Mali – Les targuis de Kidal créent le MIA et tentent de tourner la page Iyad Ag Ghaly
Oussama Nadjib, Maghreb Emergent, 25 Janvier 2013
Ansar Eddine était divisé entre un « groupe de Tombouctou » en situation d’osmose avec Aqmi et le Mujao et des notables de Kidal, dans le nord du pays, très soucieux de ne pas envenimer les rapports avec les pays voisins. Cette division est désormais une scission. Les notables de Kidal ont créé le Mouvement Islamique de l’Azawad et semblent avoir tourné la page d’Iyad Ag Ghaly, un homme de la région.
L’annonce de la création du Mouvement islamique de l’Azawad (MIA), issu d’une scission d’avec le groupe islamiste armé Ansar Eddine semble consacrer une rupture au sein du mouvement d’Iyad Ag Ghaly entre des éléments en « osmose » avec les djihadiste et ceux qui cherchent, pour ne pas se couper d’une reconnaissance internationale, à prendre leur distance à leur égard. Entre les Ansar Eddine de Kidal, très sensibles aux appels de l’Algérie et du Burkina à une prise de distance franche à l’égard des djihadistes et ceux de Tombouctou, très liés à Aqmi, les divergences se sont déjà exprimées sur cette question. Les dirigeants d’Ansar Eddine avaient fait des déclarations contradictoires sur la question des liens avec les groupes djihadistes et sur l’accord de « partenariat » conclu à Alger avec le MNLA, au point de paraître de jouer, grossièrement, sur l’ensemble des registres.

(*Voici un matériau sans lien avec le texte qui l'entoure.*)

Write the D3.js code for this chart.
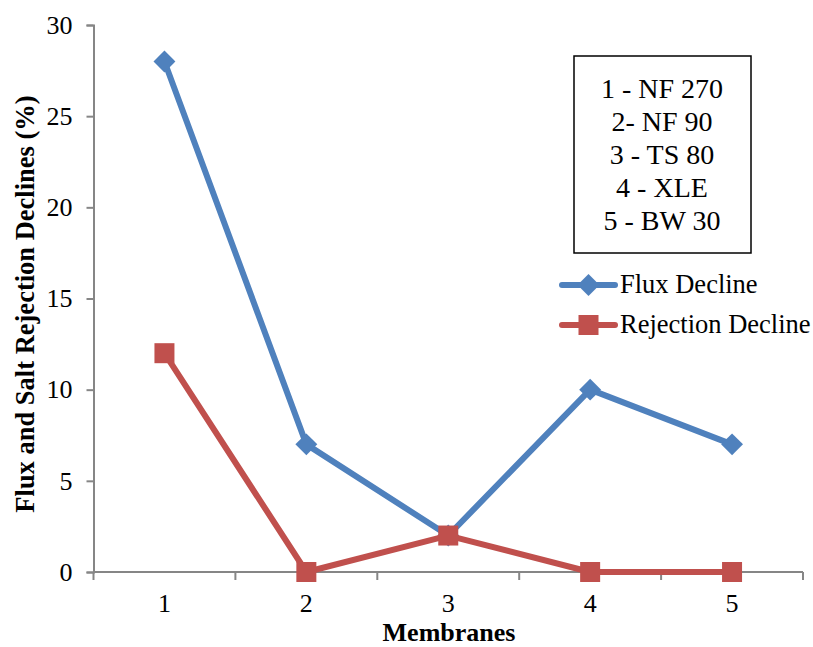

L’attaque lancée par les djihadistes et Ansar Eddine sur les villes du sud a entrainé une intervention militaire française et une disqualification internationale du mouvement d’Iyad Ag Ghaly. Le groupe de Kidal qui vient d’annoncer la création du MIA a clairement tiré cette conclusion en indiquant vouloir aller vers une « solution pacifique » et en affirmant qu’il se « démarque totalement de tout groupe terroriste, condamne et rejette toute forme d’extrémisme et de terrorisme et s’engage à les combattre ». Le communiqué du MIA, rendu public, jeudi, précise qu’il est composé « exclusivement » de maliens et a demande aux autorités maliennes et françaises d’arrêter les hostilités dans les zones qu’il occupe « à savoir les régions de Kidal et Ménaka [nord-est du Mali] et (pour) créer un climat de paix qui va nous permettre d’aller vers l’établissement d’un dialogue politique inclusif ».
Ag Ghaly sous l’emprise du groupe de Tombouctou
C’est Alghabasse Ag Intalla, originaire Kidal et qui avait négocié au Burkina Fasa dans le cadre de la médiation de Blaise Compaoré qui dirige ce nouveau mouvement islamiste targui. Le communiqué du MIA n’évoque pas Iayd Ag Ghaly, chef du mouvement Ansar Eddine, lui également originaire de Kidal qui passait pour son bastion. Les notables de Kidal ont-ils décidé de se séparer d’une figure devenue encombrante en raison de sa trop grande proximité avec Aqmi. Iyad Ag Ghaly, avait décidé le 3 janvier de retirer l’offre de cessation des hostilités » faite en décembre à Alger. Une annonce qui a précédé une «offensive » vers le sud qui a précipité les évènements. Les dirigeants d’Ansar Eddine de Tombouctou, très liés aux dirigeants d’Aqmi et du Mujao, semblaient avoir une emprise sur Iyad Ag Ghaly et sur le mouvement, et ont ruiné les efforts menées par l’Algérie et le Burkina pour dissocier les islamistes targuis des organisations djihadistes. Le premier communiqué du MIA s’inscrit très clairement dans la démarche politique défendue par le Burkina et Alger et qui a été bousculée par la précipitation des évènements. Mais qui pourrait revenir sur le devant de la scène en raison des inquiétudes qui montent au sujet des exactions qui sont commises par les militaires maliens de retour au nord contre les « peaux claires », les targuis et les arabes, devenus de manière générale des « suspects ».